Simplifying fractions is an essential skill in algebra. Before you can simplify a fraction, both the numerator and the denominator must be as simple as possible.

In our example, the fraction is \(\frac{-8-8^{2}}{(3)(-2)}\). First, we need to simplify both the numerator and the denominator separately.

For the numerator, follow these steps:

• Calculate the exponent: \(8^2 = 64\).
  
• Subtract 64 from -8: \(-8 - 64 = -72\).
  

Now that the numerator is simplified to -72, we move on to the denominator:

• Multiply the values in the parentheses: \(3 \times -2 = -6\).
  

So, the problem now reads \(\frac{-72}{-6}\). The last step is to divide these two simplified values:

• Divide: \(\frac{-72}{-6} = 12\).
  

By simplifying fractions, you make expressions easier to work with and often reveal more intuitive results.

Understanding the order of operations is crucial for evaluating algebraic expressions accurately. It's commonly remembered by the acronym PEMDAS, which stands for:

• P: Parentheses
  
• E: Exponents
  
• M: Multiplication
  
• D: Division
  
• A: Addition
  
• S: Subtraction
  

Always follow this order to ensure you solve algebraic expressions correctly.

For our expression \(\frac{-8-8^{2}}{(3)(-2)}\), follow PEMDAS:

• First, solve the exponent \(8^2 = 64\).
  
• Then, handle any parentheses or grouping: Multiply what's inside the parentheses in the denominator: \(3 \times -2 = -6\).
  
• Next, perform the subtraction in the numerator: \-8 - 64 = -72\.
  
• Finally, divide the simplified numerator by the simplified denominator: \(\frac{-72}{-6} = 12\).
  

Paying attention to the order of operations prevents mistakes and ensures you find the correct answer.

Working with negative numbers can be tricky, but understanding some key principles makes it easier.

Firstly, remember that subtracting a positive number is the same as adding a negative number. For instance, \-8 - 64\ is the same as \-8 + (-64) = -72\.

Secondly, when you multiply two negative numbers, the result is positive. When you multiply a negative number by a positive one, the result is negative. In our example, multiplying 3 by -2 gives -6.

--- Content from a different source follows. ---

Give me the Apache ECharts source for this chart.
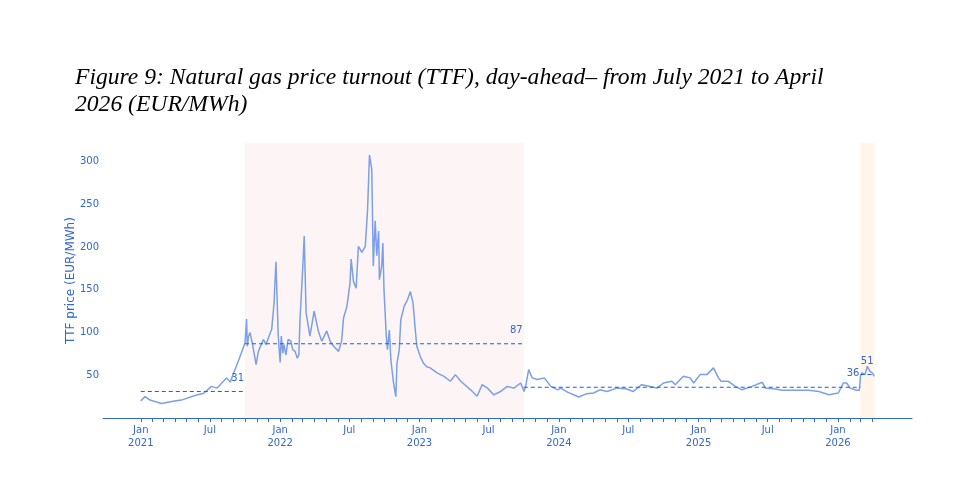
<!DOCTYPE html>
<html>
<head>
<meta charset="utf-8">
<script src="https://cdn.jsdelivr.net/npm/echarts@6/dist/echarts.min.js"></script>
<style>html,body{margin:0;padding:0;background:#fff}#c{width:958px;height:499px}</style>
</head>
<body>
<div id="c"></div>
<script>
const titleText = 'Figure 9: Natural gas price turnout (TTF), day-ahead\u2013 from July 2021 to April\n2026 (EUR/MWh)';
const yAxisName = 'TTF price (EUR/MWh)';

const dates = [
'2021-01-01','2021-01-12','2021-01-25','2021-02-24','2021-03-27','2021-04-21','2021-05-27','2021-06-15','2021-07-05','2021-07-20',
'2021-08-14','2021-08-23','2021-09-05','2021-09-18','2021-10-01','2021-10-05','2021-10-07','2021-10-10','2021-10-14','2021-10-20',
'2021-10-30','2021-11-05','2021-11-10','2021-11-18','2021-11-25','2021-12-03','2021-12-10','2021-12-16','2021-12-21','2021-12-27',
'2022-01-01','2022-01-04','2022-01-08','2022-01-11','2022-01-16','2022-01-22','2022-01-29','2022-02-03','2022-02-09','2022-02-15',
'2022-02-19','2022-02-22','2022-03-01','2022-03-05','2022-03-10','2022-03-20','2022-03-31','2022-04-11','2022-04-20','2022-05-03',
'2022-05-12','2022-05-21','2022-06-03','2022-06-11','2022-06-16','2022-06-25','2022-07-03','2022-07-06','2022-07-12','2022-07-19',
'2022-07-25','2022-08-03','2022-08-12','2022-08-18','2022-08-23','2022-08-29','2022-09-02','2022-09-07','2022-09-11','2022-09-16',
'2022-09-18','2022-09-24','2022-09-27','2022-09-30','2022-10-06','2022-10-09','2022-10-14','2022-10-18','2022-10-25','2022-10-31',
'2022-11-03','2022-11-09','2022-11-13','2022-11-22','2022-12-01','2022-12-08','2022-12-15','2022-12-21','2022-12-25','2023-01-03',
'2023-01-11','2023-01-20','2023-01-29','2023-02-16','2023-03-06','2023-03-23','2023-04-05','2023-04-19','2023-05-15','2023-06-01',
'2023-06-14','2023-06-28','2023-07-15','2023-08-01','2023-08-19','2023-09-05','2023-09-23','2023-10-02','2023-10-06','2023-10-14',
'2023-10-23','2023-11-06','2023-11-24','2023-12-11','2023-12-29','2024-01-06','2024-01-25','2024-02-22','2024-03-14','2024-04-01',
'2024-04-18','2024-05-06','2024-06-01','2024-06-27','2024-07-14','2024-08-05','2024-08-27','2024-09-14','2024-10-01','2024-10-23',
'2024-11-01','2024-11-22','2024-12-10','2024-12-19','2025-01-05','2025-01-23','2025-02-09','2025-02-22','2025-03-01','2025-03-20',
'2025-04-07','2025-04-25','2025-05-21','2025-06-17','2025-06-25','2025-07-21','2025-08-08','2025-09-12','2025-10-17','2025-11-12',
'2025-12-08','2026-01-02','2026-01-15','2026-01-24','2026-02-02','2026-02-20','2026-02-26','2026-03-01','2026-03-05','2026-03-13',
'2026-03-19','2026-03-26','2026-04-01','2026-04-06'
];
const prices = [
20,25,21,17,19.5,21.5,27,29,37,35,
47,42,56.7,72,88,116,84,95,100,88,
62.5,78,76,92,86,96,104,135,183,96,
65,96,76,86,74,92,90,80,78,70,
74,115,174,213,123,96,125,102,90,102,
90,84,78,90,117,131,158,186,160,152,
201,194,201,244,308,291,178,231,190,219,
162,178,205,150,96,80,103,68,41,25,
64,80,115,131,139,148,135,103,84,72,
64.5,60,58.7,52.8,48.8,43,50.8,43,33,25.4,
39,35,27,31,37,35,41,31,37,56.7,
47,45,47,37,33,35,30,24.6,28.5,29.3,
33,31,35,34,31,39,37,35,41,43,
39,48.8,47,41,50.8,50.8,58.7,47,43,43,
37,33,37,41.8,35,34,32.4,32.4,32.4,31,
27.3,29.3,41,41,35,32.4,32.4,48.8,52.8,50.8,
60.6,54.7,52.8,48.8
];

// period averages (dashed lines)
const periodStarts = ['2021-01-01','2021-10-01','2023-10-01','2026-03-01'];
const periodEnds   = ['2021-10-01','2023-10-01','2026-03-01','2026-04-07'];
const periodMeans  = [31, 87, 36, 51];

// shaded periods
const shadeStarts = ['2021-10-01','2026-03-01'];
const shadeEnds   = ['2023-10-01','2026-04-07'];
const shadeColors = ['rgba(250,232,232,0.42)','rgba(255,236,214,0.55)'];

const yTickValues = [50,100,150,200,250,300];
const xLabelDates = ['2021-01-01','2021-07-01','2022-01-01','2022-07-01','2023-01-01','2023-07-01',
  '2024-01-01','2024-07-01','2025-01-01','2025-07-01','2026-01-01'];
const xTickFirst = [2021, 0], xTickLast = [2026, 3];
const xRange = ['2020-09-24', '2026-07-14'];

function ts(s){ const p = s.split('-').map(Number); return Date.UTC(p[0], p[1]-1, p[2]); }
const monthTicks = [];
for (let y = xTickFirst[0], m = xTickFirst[1]; y < xTickLast[0] || (y === xTickLast[0] && m <= xTickLast[1]); ) {
  monthTicks.push(Date.UTC(y, m, 1));
  m++; if (m > 11) { m = 0; y++; }
}
const labelTicks = xLabelDates.map(ts);

const blue = '#3366d6';
const dashBlue = '#1c5cf0';

const meanSeries = periodStarts.map((s, i) => ({
  type: 'line', silent: true, symbol: 'circle', symbolSize: 1, showSymbol: true, z: 4,
  lineStyle: { color: dashBlue, width: 1.1, type: [4, 3] },
  itemStyle: { color: 'rgba(0,0,0,0)' },
  data: [
    [ts(s), periodMeans[i]],
    { value: [ts(periodEnds[i]), periodMeans[i]],
      label: { show: true, position: 'top', align: 'right', distance: 8, offset: [-1, 0],
               formatter: String(periodMeans[i]), color: blue, fontFamily: 'DejaVu Sans', fontSize: 10 } }
  ]
}));

const chart = echarts.init(document.getElementById('c'));
chart.setOption({
  animation: false,
  backgroundColor: '#ffffff',
  title: {
    text: titleText, left: 70, top: 59,
    textStyle: { fontFamily: 'Liberation Serif', fontStyle: 'italic', fontWeight: 'normal', fontSize: 23.6, color: '#000', lineHeight: 27 }
  },
  grid: { left: 103, right: 46, top: 143, bottom: 81 },
  xAxis: {
    type: 'value', min: ts(xRange[0]), max: ts(xRange[1]), scale: true,
    axisLine: { show: true, lineStyle: { color: blue, width: 1 } },
    axisTick: { show: true, customValues: monthTicks, length: 4, lineStyle: { color: blue } },
    axisLabel: {
      customValues: labelTicks, color: blue, fontFamily: 'DejaVu Sans', fontSize: 10, lineHeight: 13, margin: 6,
      formatter: function (v) { const d = new Date(v); return d.getUTCMonth() === 0 ? 'Jan\n' + d.getUTCFullYear() : 'Jul'; }
    },
    splitLine: { show: false }
  },
  yAxis: {
    type: 'value', min: 0, max: 322,
    name: yAxisName, nameLocation: 'middle', nameGap: 26, nameMoveOverlap: false,
    nameTextStyle: { color: blue, fontFamily: 'DejaVu Sans', fontSize: 12 },
    axisLine: { show: false }, axisTick: { show: false }, splitLine: { show: false },
    axisLabel: { customValues: yTickValues, color: blue, fontFamily: 'DejaVu Sans', fontSize: 10, margin: 4 }
  },
  series: [{
    type: 'line', showSymbol: false, symbol: 'none',
    data: dates.map((d, i) => [ts(d), prices[i]]),
    lineStyle: { color: '#7b9fe8', width: 1.5 },
    itemStyle: { color: '#7b9fe8' },
    z: 3,
    markArea: {
      silent: true,
      data: shadeStarts.map((s, i) => [{ xAxis: ts(s), itemStyle: { color: shadeColors[i] } }, { xAxis: ts(shadeEnds[i]) }])
    }
  }].concat(meanSeries)
});
</script>
</body>
</html>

Lastly, dividing two negative numbers yields a positive result. For our example, \(\frac{-72}{-6} = 12\). The rule is:

• Negative ÷ Negative = Positive
  
• Positive ÷ Negative or Negative ÷ Positive = Negative
  

Understanding these rules about negative numbers simplifies many algebraic problems and helps in finding correct solutions.